Gather up all lines that carry the word "page".
start MATERIAL PROVIDED
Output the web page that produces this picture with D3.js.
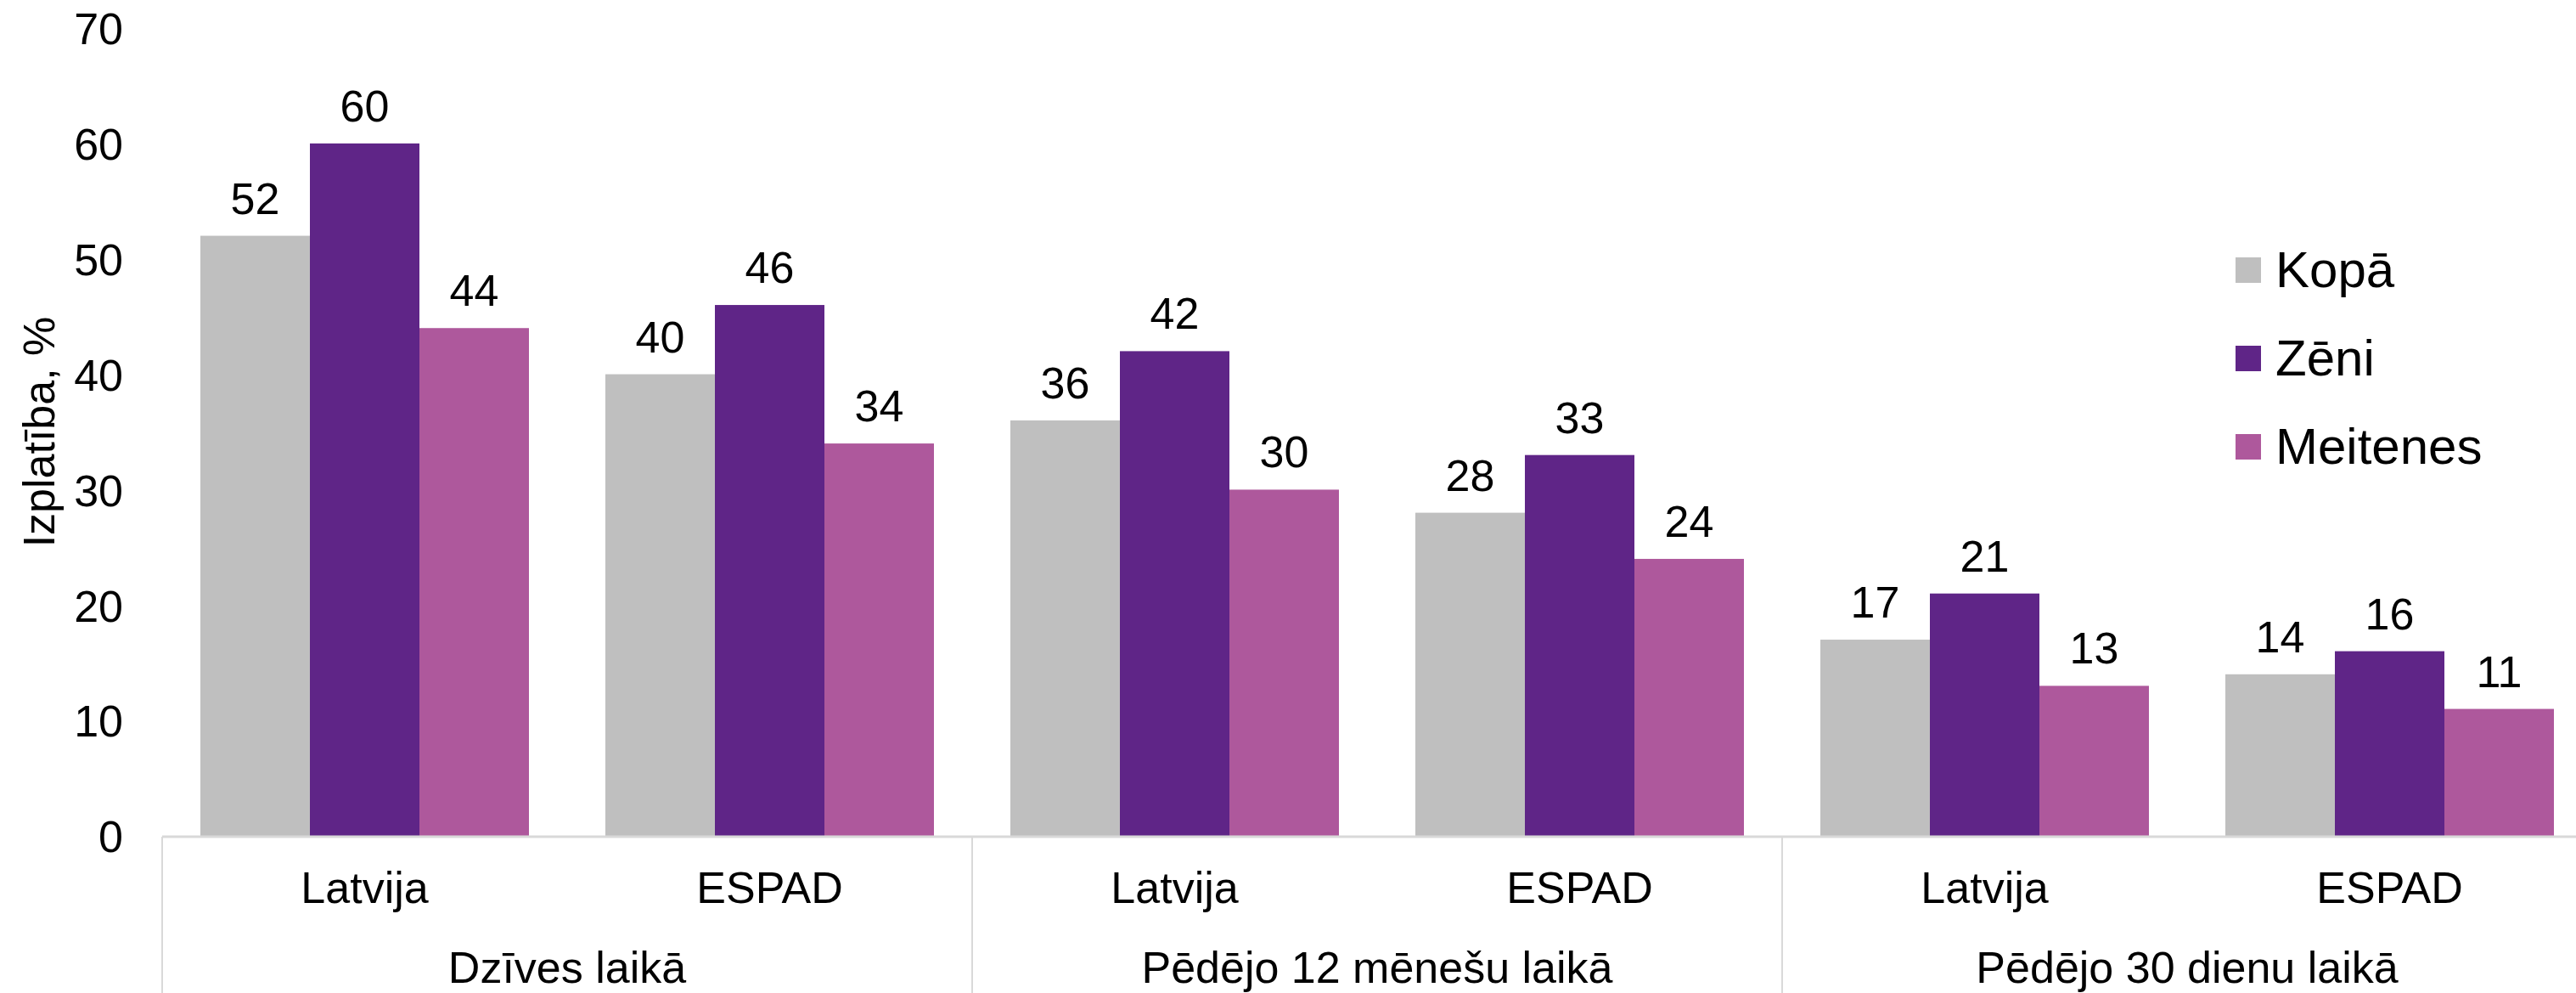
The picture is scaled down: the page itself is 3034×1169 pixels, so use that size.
<!DOCTYPE html>
<html>
<head>
<meta charset="utf-8">
<script src="https://cdn.jsdelivr.net/npm/d3@7/dist/d3.min.js"></script>
<style>
  html, body { margin: 0; padding: 0; background: #fff; overflow: hidden; }
  svg { display: block; }
  text { font-family: "Liberation Sans", Arial, sans-serif; fill: #000; }
</style>
</head>
<body>
<svg id="chart" width="3034" height="1169"></svg>
<script>
// ---- data ----
const groups = ["Dzīves laikā", "Pēdējo 12 mēnešu laikā", "Pēdējo 30 dienu laikā"];
const subcategories = ["Latvija", "ESPAD"];
const seriesNames = ["Kopā", "Zēni", "Meitenes"];
const kopa = [52, 40, 36, 28, 17, 14];
const zeni = [60, 46, 42, 33, 21, 16];
const meitenes = [44, 34, 30, 24, 13, 11];
const yTicks = [0, 10, 20, 30, 40, 50, 60, 70];
const yTitle = "Izplatība, %";
const colors = ["#BFBFBF", "#5F2587", "#AE589C"];

const seriesValues = [kopa, zeni, meitenes];

// ---- layout ----
const svg = d3.select("#chart");
const W = 3034, H = 1169;
const mLeft = 191, mRight = 3053, mTop = 33, mBottom = 984;

const cats = [];
groups.forEach((g, gi) => subcategories.forEach((s, si) => cats.push({ key: gi + "|" + si, group: g, sub: s, idx: gi * subcategories.length + si })));

const x0 = d3.scaleBand().domain(cats.map(c => c.key)).range([mLeft, mRight]).paddingInner(0).paddingOuter(0);
const x1 = d3.scaleBand().domain(seriesNames).range([0, x0.bandwidth()]).paddingInner(0).paddingOuter(0.349);
const y = d3.scaleLinear().domain([0, 70]).range([mBottom, mTop]);

const gx = d3.scaleBand().domain(groups).range([mLeft, mRight]);

// bars
const barData = [];
cats.forEach(c => seriesNames.forEach((s, si) => barData.push({ cat: c, series: s, si, value: seriesValues[si][c.idx] })));

svg.append("g").selectAll("rect").data(barData).join("rect")
  .attr("x", d => x0(d.cat.key) + x1(d.series))
  .attr("y", d => y(d.value))
  .attr("width", x1.bandwidth())
  .attr("height", d => y(0) - y(d.value))
  .attr("fill", d => colors[d.si]);

// data labels
svg.append("g").selectAll("text").data(barData).join("text")
  .attr("x", d => x0(d.cat.key) + x1(d.series) + x1.bandwidth() / 2)
  .attr("y", d => y(d.value) - 26)
  .attr("text-anchor", "middle")
  .attr("font-size", 52)
  .text(d => d.value);

// y axis (labels only)
const yAxis = d3.axisLeft(y).tickValues(yTicks).tickSize(0).tickPadding(0);
const ya = svg.append("g").attr("transform", `translate(145,0)`).call(yAxis);
ya.select(".domain").remove();
ya.selectAll("text").attr("font-size", 52).attr("font-family", "Liberation Sans, Arial, sans-serif").attr("fill", "#000").attr("dy", "0.36em");

// y title
svg.append("text")
  .attr("transform", `translate(64,${(mTop + mBottom) / 2}) rotate(-90)`)
  .attr("text-anchor", "middle")
  .attr("font-size", 52)
  .text(yTitle);

// x axis line
svg.append("line")
  .attr("x1", mLeft).attr("x2", mRight)
  .attr("y1", mBottom + 1).attr("y2", mBottom + 1)
  .attr("stroke", "#D9D9D9").attr("stroke-width", 3);

// group separators
const seps = groups.map(g => gx(g)).concat([mRight]);
svg.append("g").selectAll("line").data(seps).join("line")
  .attr("x1", d => d).attr("x2", d => d)
  .attr("y1", mBottom + 1).attr("y2", H)
  .attr("stroke", "#D9D9D9").attr("stroke-width", 2);

// subcategory labels
svg.append("g").selectAll("text").data(cats).join("text")
  .attr("x", d => x0(d.key) + x0.bandwidth() / 2)
  .attr("y", 1063)
  .attr("text-anchor", "middle")
  .attr("font-size", 52)
  .text(d => d.sub);

// group labels
svg.append("g").selectAll("text").data(groups).join("text")
  .attr("x", d => gx(d) + gx.bandwidth() / 2)
  .attr("y", 1157)
  .attr("text-anchor", "middle")
  .attr("font-size", 52)
  .text(d => d);

// legend
const legend = svg.append("g").attr("transform", "translate(2633,0)");
const legY = [318, 422, 526];
const li = legend.selectAll("g").data(seriesNames).join("g")
  .attr("transform", (d, i) => `translate(0,${legY[i]})`);
li.append("rect").attr("x", 0).attr("y", -15).attr("width", 30).attr("height", 30)
  .attr("fill", (d, i) => colors[i]);
li.append("text").attr("x", 47).attr("y", 20).attr("font-size", 60).text(d => d);
</script>
</body>
</html>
end MATERIAL PROVIDED
ANSWER BELOW
Output the web page that produces this picture with D3.js.
The picture is scaled down: the page itself is 3034×1169 pixels, so use that size.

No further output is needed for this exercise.